How to run Kiba ETL in a Rails environment?

September 26, 2015

While some people use Kiba ETL in standalone fashion, it’s getting more and more common to see Kiba added to an existing application where you need to process data in a way or another.

See this StackOverflow question:

I have to load data into a Spree application. Spree makes use of Rails Engines. All examples use pretty print or CSV destinations, but I want to use Spree models in the destination, eg. SpreeModel.create!(row)

To solve this, we must make sure that the Kiba script has access to the Rails environment, so that it can quickly refer to existing models, leverage the database.yml connection, etc.

There are 2 ways to achieve this.

Loading your Rails environment from Kiba scripts

Before anything, add kiba to your Gemfile and run bundle install.

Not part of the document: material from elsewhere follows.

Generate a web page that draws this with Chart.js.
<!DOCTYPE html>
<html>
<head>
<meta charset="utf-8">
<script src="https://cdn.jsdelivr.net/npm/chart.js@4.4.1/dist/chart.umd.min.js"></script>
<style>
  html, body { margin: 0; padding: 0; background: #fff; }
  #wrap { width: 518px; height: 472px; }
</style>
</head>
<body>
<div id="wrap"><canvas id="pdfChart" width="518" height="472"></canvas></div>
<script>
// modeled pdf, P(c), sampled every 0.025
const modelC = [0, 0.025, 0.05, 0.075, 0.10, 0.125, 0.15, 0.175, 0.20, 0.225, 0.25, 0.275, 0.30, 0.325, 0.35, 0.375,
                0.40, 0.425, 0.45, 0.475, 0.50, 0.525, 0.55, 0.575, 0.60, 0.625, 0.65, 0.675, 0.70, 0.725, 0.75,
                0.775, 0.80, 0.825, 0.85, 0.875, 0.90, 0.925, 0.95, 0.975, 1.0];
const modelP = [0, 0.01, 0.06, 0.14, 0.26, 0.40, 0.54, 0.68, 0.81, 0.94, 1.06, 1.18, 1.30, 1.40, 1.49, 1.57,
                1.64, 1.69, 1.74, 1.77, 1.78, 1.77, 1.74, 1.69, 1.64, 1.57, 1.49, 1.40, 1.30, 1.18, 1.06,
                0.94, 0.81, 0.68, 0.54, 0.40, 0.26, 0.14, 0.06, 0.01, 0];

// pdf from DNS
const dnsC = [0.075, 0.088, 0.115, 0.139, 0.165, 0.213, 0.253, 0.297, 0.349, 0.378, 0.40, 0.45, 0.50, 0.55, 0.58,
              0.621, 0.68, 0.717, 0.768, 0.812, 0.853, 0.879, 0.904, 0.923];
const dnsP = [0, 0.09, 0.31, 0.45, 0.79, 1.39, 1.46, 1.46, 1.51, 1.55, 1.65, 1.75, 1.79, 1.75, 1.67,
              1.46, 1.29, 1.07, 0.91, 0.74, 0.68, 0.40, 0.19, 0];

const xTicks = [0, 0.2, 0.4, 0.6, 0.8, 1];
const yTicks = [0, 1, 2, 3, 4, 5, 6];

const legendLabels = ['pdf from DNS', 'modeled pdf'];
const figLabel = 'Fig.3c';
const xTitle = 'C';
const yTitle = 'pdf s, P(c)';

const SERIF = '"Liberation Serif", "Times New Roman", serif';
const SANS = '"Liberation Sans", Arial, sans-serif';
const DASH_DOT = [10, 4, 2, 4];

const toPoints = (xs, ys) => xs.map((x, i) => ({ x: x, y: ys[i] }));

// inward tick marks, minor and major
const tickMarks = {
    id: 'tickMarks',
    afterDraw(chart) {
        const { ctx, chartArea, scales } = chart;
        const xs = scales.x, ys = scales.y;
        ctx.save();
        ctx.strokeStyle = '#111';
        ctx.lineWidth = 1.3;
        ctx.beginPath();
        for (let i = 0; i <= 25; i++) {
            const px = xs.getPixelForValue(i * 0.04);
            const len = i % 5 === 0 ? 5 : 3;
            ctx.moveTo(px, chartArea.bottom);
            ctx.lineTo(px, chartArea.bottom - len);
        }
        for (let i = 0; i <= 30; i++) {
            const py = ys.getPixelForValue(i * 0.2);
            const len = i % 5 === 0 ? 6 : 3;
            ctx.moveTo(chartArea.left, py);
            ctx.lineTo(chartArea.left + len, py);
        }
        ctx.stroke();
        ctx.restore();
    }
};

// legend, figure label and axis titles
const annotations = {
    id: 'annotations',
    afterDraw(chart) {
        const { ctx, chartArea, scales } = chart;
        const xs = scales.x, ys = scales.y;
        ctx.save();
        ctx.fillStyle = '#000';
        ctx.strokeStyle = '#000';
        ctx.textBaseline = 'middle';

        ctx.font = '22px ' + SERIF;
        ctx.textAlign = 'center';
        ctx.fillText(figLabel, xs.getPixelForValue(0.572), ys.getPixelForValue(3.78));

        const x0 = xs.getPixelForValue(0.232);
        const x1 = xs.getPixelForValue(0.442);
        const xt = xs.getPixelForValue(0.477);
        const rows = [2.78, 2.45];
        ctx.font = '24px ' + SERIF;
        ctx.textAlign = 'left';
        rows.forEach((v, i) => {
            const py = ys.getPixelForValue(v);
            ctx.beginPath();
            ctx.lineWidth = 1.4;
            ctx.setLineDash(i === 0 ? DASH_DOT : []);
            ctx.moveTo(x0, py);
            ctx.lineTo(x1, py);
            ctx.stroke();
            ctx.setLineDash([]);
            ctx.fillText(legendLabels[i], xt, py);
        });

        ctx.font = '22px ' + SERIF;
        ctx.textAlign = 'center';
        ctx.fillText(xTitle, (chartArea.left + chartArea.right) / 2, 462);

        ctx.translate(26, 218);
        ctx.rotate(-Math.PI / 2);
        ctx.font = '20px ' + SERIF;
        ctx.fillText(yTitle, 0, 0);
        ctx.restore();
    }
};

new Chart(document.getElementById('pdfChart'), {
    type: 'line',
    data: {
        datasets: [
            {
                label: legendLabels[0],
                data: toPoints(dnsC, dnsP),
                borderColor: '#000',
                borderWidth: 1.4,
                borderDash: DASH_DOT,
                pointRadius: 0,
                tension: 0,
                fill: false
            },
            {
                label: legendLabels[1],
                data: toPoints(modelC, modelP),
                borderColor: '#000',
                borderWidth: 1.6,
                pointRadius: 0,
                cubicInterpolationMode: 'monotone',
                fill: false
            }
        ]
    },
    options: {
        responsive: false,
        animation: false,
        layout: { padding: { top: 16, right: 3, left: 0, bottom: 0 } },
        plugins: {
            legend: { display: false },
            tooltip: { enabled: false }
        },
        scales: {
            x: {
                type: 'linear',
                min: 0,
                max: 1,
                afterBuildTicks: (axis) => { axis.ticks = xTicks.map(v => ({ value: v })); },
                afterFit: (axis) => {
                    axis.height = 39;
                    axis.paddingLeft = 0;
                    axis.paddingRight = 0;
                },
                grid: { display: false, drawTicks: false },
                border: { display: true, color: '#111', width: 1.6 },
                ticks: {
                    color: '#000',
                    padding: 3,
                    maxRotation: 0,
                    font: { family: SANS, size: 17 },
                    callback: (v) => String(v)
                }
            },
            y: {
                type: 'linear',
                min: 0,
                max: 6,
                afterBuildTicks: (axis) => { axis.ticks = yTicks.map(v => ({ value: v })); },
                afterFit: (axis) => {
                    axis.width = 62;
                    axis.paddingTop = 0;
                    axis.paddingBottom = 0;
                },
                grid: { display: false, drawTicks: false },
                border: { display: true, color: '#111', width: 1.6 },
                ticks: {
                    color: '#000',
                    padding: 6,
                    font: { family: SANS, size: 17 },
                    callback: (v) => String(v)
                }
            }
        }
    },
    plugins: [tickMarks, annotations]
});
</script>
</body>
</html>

Then let’s imagine you place your ETL scripts under an etl folder:

$ cd my-rails-app
$ mkdir etl && cd etl
$ touch my-script.etl

To access the Rails environment from this script, you just have to add this line at the top of it:

# put this at the top of your script
require_relative '../config/environment'

# then declare your Kiba ETL script

Once you have that you can simply use this to launch your script:

$ bundle exec kiba etl/my-script.etl
# or in production:
$ RAILS_ENV=production bundle exec kiba etl/my-script.etl

The whole Rails environment will be loaded just before the rest of the script is parsed then run.

Calling Kiba programmatically from a Rake task

Another possibility is to call Kiba programmatically, for instance from a Rake task.

Some Kiba users have also started calling it from inside Resque or Sidekiq jobs (so: not triggered by either the Kiba CLI or a Rake task). It works but the support is a bit lacking in that area (e.g. getting structured output out of the command), so future work is required to improve this!

To call Kiba from a Rake task, you must add kiba to your Gemfile first and run bundle install.

Then create your Rake task to programmatically invoke your Kiba script:

task :etl => :environment do
  etl_filename = 'etl/test.etl'
  script_content = IO.read(etl_filename)
  # pass etl_filename to line numbers on errors
  job_definition = Kiba.parse(script_content, etl_filename)
  Kiba.run(job_definition)
end

In this case also, your ETL script definition will have access to all your Rails models and other classes, so you can work at importing data.

Now you can more easily add data-processing tasks from the comfy confort of your Rails application!